Blogger: Jarrad Mahon, Director, Investors Edge Real Estate

The problem

Paying property managers fairly can become problematic. When they receive a set wage, they have no motivation to do more than what is minimally necessary to save their jobs. It becomes easy for the “employee mentality” to sink in: go to work, punch in, punch out at five and go home. I don’t mean this in a critical way, either. We can’t expect someone to work hard when they have no reason to do so.

On the other hand, paying a property manager strictly on commission can create a sense that many tasks a property manager would routinely perform for the company are outside of their job description. This can cause resentment on both sides and it can also cause a lot of inter-office wrangling over accounts and commissions.

The solution

In our Perth location, we have found that the best way to pay property managers is to give them a set wage that will pay them fairly for minimal effort. Then, we give them a percentage share from every property they manage. This immediately turns their mentality from that of an employee to that of an owner/investor.

Anyone who has ever had their own business knows how much more important even the smallest expenses become when they are coming out of your own pocket. Paying based on performance immediately turns the mentality of any property manager from employee to owner, because they are subject to the same risks and rewards as an owner, though on a smaller scale.

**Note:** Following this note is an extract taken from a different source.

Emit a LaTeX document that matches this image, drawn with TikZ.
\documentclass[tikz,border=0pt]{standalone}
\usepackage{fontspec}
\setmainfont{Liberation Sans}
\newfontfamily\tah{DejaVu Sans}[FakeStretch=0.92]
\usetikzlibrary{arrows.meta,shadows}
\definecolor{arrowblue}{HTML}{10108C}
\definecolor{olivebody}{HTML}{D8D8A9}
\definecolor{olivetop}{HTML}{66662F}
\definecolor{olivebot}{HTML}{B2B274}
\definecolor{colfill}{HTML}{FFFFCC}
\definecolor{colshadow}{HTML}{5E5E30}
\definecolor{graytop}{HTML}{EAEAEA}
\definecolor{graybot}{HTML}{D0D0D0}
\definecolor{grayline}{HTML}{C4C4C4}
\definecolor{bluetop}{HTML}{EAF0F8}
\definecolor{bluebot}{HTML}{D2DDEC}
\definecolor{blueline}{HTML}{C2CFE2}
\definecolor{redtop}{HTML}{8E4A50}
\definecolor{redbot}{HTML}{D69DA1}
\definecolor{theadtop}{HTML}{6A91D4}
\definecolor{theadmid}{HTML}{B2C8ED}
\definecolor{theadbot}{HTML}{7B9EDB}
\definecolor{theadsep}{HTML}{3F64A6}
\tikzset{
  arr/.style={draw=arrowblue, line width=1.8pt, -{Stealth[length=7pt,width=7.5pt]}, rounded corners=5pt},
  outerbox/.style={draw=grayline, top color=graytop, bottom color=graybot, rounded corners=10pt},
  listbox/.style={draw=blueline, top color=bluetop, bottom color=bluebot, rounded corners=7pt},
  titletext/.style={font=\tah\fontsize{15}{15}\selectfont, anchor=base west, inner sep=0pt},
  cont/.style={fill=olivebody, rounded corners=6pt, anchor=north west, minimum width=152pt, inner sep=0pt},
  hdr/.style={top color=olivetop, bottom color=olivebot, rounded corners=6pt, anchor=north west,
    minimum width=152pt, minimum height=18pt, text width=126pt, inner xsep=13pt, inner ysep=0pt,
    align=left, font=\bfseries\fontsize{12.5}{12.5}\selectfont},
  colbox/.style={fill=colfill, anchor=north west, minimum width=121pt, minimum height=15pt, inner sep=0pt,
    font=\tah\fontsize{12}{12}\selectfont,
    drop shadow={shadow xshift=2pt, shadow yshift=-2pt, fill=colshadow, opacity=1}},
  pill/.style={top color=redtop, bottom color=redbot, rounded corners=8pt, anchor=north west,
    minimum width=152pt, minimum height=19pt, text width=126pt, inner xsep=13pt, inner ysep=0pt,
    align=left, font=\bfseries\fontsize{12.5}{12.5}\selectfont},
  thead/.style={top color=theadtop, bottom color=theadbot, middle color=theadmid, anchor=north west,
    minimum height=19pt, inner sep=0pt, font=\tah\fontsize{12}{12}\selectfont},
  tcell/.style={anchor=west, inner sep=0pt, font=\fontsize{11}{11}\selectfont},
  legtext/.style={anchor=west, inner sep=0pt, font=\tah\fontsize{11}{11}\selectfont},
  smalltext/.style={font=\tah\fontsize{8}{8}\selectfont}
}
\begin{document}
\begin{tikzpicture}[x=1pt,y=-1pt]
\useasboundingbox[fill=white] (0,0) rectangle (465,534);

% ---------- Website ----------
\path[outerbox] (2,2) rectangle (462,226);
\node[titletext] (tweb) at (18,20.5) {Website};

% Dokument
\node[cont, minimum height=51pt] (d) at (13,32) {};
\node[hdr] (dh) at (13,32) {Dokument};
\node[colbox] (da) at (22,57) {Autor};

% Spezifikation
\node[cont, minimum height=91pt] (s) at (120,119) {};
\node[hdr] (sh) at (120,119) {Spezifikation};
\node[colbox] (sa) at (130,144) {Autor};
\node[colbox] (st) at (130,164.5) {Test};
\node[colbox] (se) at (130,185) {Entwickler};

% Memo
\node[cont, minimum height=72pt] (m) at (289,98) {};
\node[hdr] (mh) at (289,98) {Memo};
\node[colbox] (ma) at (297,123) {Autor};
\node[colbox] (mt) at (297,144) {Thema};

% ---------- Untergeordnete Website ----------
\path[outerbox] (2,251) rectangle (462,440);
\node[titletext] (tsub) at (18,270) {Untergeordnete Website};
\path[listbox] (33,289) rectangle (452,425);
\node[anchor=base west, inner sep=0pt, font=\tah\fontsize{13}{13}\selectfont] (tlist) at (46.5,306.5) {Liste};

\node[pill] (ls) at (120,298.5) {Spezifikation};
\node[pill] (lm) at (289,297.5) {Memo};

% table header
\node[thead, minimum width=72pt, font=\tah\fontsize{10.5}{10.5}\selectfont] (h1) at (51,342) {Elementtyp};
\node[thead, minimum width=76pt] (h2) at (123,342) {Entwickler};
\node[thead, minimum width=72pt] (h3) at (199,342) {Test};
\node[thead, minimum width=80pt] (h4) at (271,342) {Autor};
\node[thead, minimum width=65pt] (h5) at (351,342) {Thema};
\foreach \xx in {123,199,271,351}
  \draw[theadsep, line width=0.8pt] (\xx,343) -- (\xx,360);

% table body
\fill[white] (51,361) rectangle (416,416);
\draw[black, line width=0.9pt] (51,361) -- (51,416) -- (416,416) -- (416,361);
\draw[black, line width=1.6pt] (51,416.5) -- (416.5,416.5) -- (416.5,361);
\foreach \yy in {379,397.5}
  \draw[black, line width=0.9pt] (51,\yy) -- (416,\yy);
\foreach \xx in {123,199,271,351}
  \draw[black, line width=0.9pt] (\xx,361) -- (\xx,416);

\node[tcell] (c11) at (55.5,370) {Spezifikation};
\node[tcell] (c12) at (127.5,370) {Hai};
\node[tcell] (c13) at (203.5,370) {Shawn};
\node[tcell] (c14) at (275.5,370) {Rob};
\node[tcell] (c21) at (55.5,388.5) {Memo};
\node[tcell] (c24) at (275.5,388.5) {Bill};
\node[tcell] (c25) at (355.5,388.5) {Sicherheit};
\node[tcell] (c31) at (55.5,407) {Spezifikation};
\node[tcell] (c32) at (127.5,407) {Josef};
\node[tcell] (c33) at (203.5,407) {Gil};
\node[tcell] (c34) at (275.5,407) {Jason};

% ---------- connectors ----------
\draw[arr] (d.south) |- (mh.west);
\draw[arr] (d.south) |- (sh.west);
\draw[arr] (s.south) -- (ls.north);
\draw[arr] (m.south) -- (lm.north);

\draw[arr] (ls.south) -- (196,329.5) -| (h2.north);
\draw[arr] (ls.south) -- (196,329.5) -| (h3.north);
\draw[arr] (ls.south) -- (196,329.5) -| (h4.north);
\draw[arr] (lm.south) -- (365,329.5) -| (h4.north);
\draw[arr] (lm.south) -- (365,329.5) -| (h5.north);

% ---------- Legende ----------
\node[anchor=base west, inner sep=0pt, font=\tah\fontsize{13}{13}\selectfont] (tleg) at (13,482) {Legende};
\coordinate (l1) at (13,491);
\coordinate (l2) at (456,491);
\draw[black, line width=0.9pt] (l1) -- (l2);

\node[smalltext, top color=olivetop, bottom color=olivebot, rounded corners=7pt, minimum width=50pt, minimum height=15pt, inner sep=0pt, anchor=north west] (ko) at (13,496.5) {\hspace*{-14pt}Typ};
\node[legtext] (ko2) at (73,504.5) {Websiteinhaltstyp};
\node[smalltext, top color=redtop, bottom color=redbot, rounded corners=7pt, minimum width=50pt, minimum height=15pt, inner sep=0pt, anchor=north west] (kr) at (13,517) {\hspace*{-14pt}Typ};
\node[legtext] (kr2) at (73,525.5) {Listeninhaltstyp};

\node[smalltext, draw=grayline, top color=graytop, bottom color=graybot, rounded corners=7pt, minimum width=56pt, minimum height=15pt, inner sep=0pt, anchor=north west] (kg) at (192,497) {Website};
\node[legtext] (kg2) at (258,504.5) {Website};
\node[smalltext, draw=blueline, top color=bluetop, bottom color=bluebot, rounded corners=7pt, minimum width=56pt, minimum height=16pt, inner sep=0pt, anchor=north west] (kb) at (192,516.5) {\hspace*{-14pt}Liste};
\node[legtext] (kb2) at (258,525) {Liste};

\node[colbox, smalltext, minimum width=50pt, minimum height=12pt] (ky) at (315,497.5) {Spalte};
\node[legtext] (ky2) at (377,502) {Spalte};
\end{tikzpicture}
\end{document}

When rents are below market, the property manager doesn’t make as much money. When rents are in arrears, the property manager makes no money from that property and is motivated to do their best to chase them up. However, when the property manager raises the rents and finds a suitable tenant and chases down arrears he or she makes more money, just like the investor does.

But what about customer satisfaction?

We have built some great checks and balances into our system to ensure customer satisfaction. We must first measure customer satisfaction regularly with a survey every 6 months and when their property has been leased then we also ask for feedback over the phone every now and then. Then most importantly, we make use of all this feedback when carrying out performance reviews with a bonus being given for above average satisfaction ratings. This not only ensures that our property managers go out of their way to satisfy our clients, it also ensures proactive communication on a consistent basis.

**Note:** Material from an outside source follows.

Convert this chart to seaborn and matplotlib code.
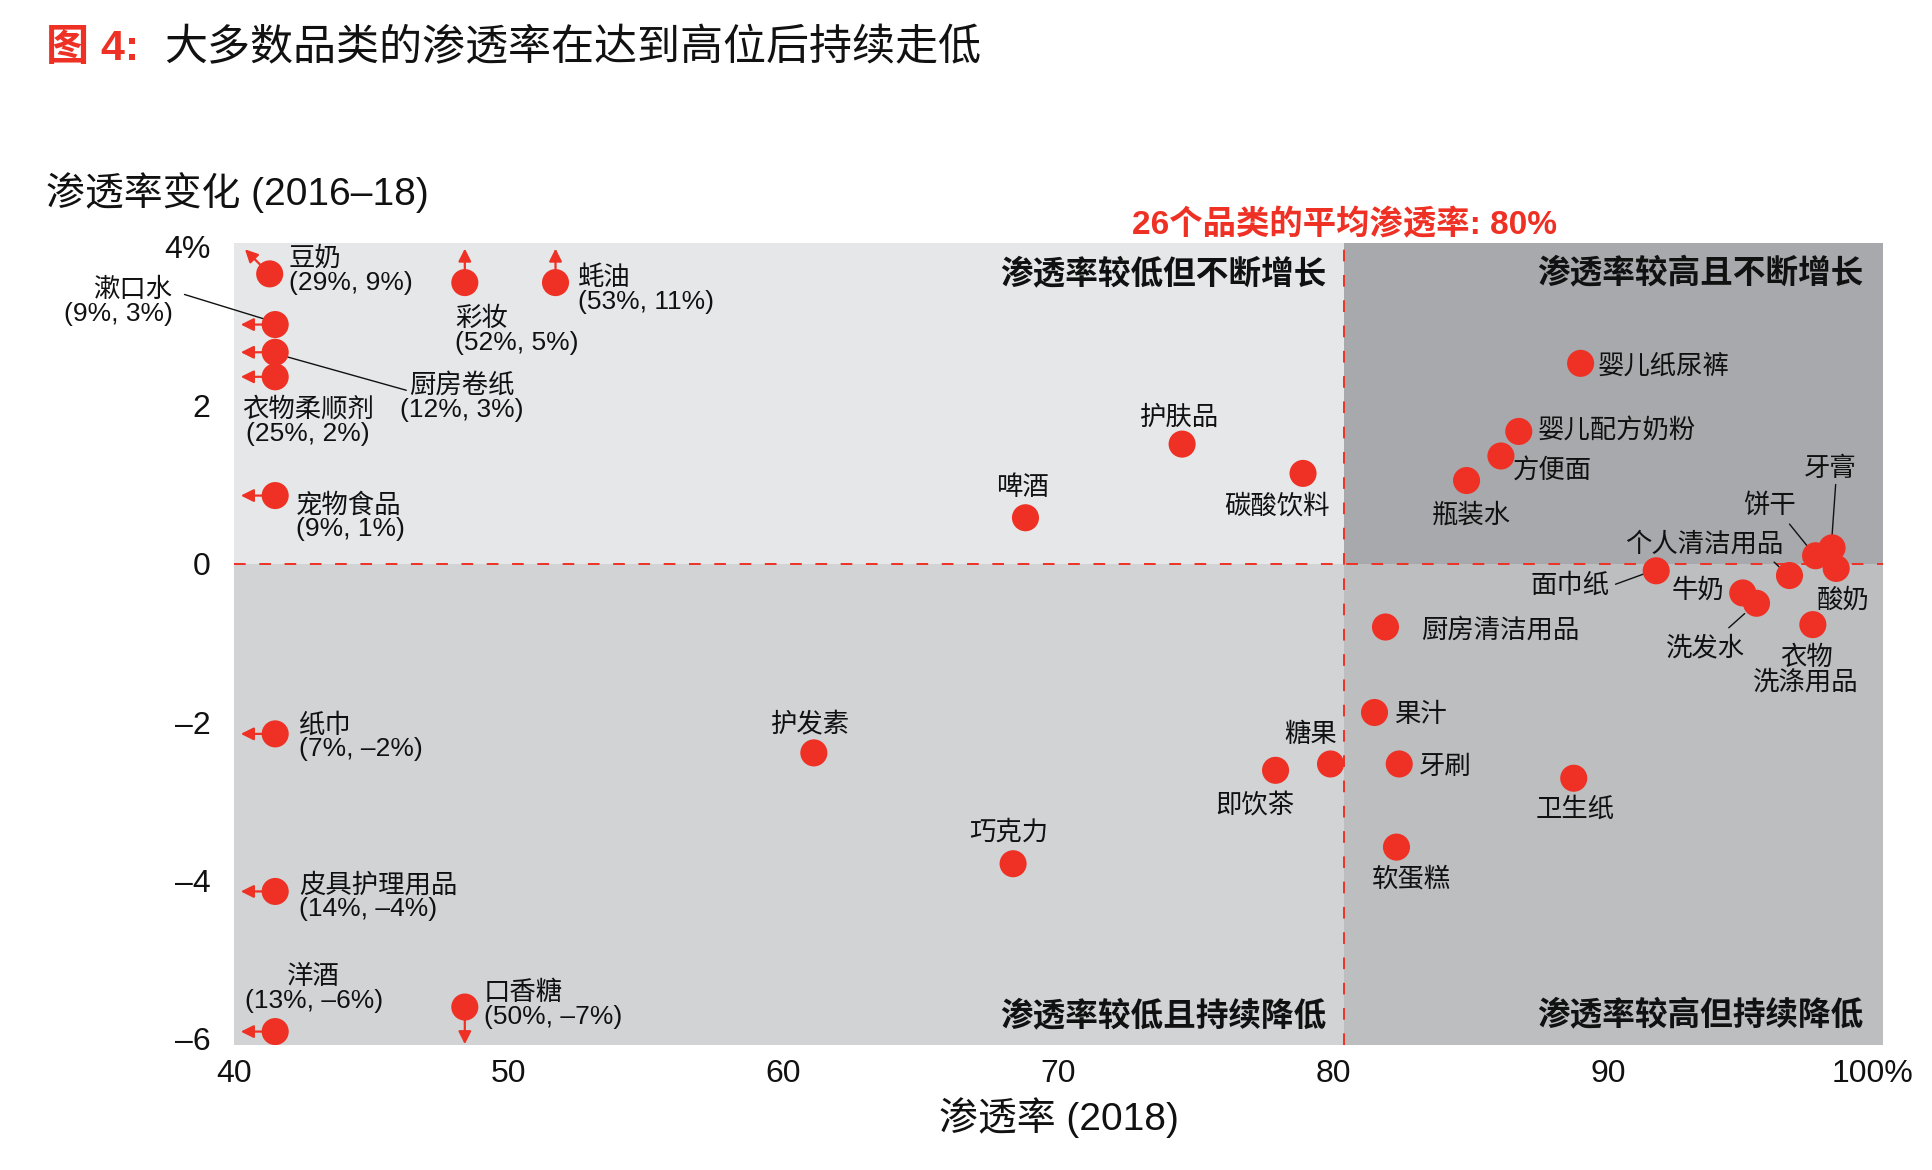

The end result: satisfied customers and more referrals each month.

We also allow our property managers to choose how many properties they wish to manage. We know that everyone’s idea of work-life balance is different and we go out of our way to accommodate our property managers in living theirs.

Some people would rather manage less properties and settle for less money, while others want to manage more and make more money, leaving leisure time for later in life.

Everybody wins

Really, everybody involved wins from this system. As a Principal, I benefit because I spend a lot less time managing property managers—they practically manage themselves. The work environment is a lot better because both property managers and clients are happy. Property managers benefit because they feel that they are fairly compensated for their performance.

Clients benefit because their investment properties are being managed by someone who is treating them like their own.

Ultimately, this is what matters the most—satisfied clients make for a successful business.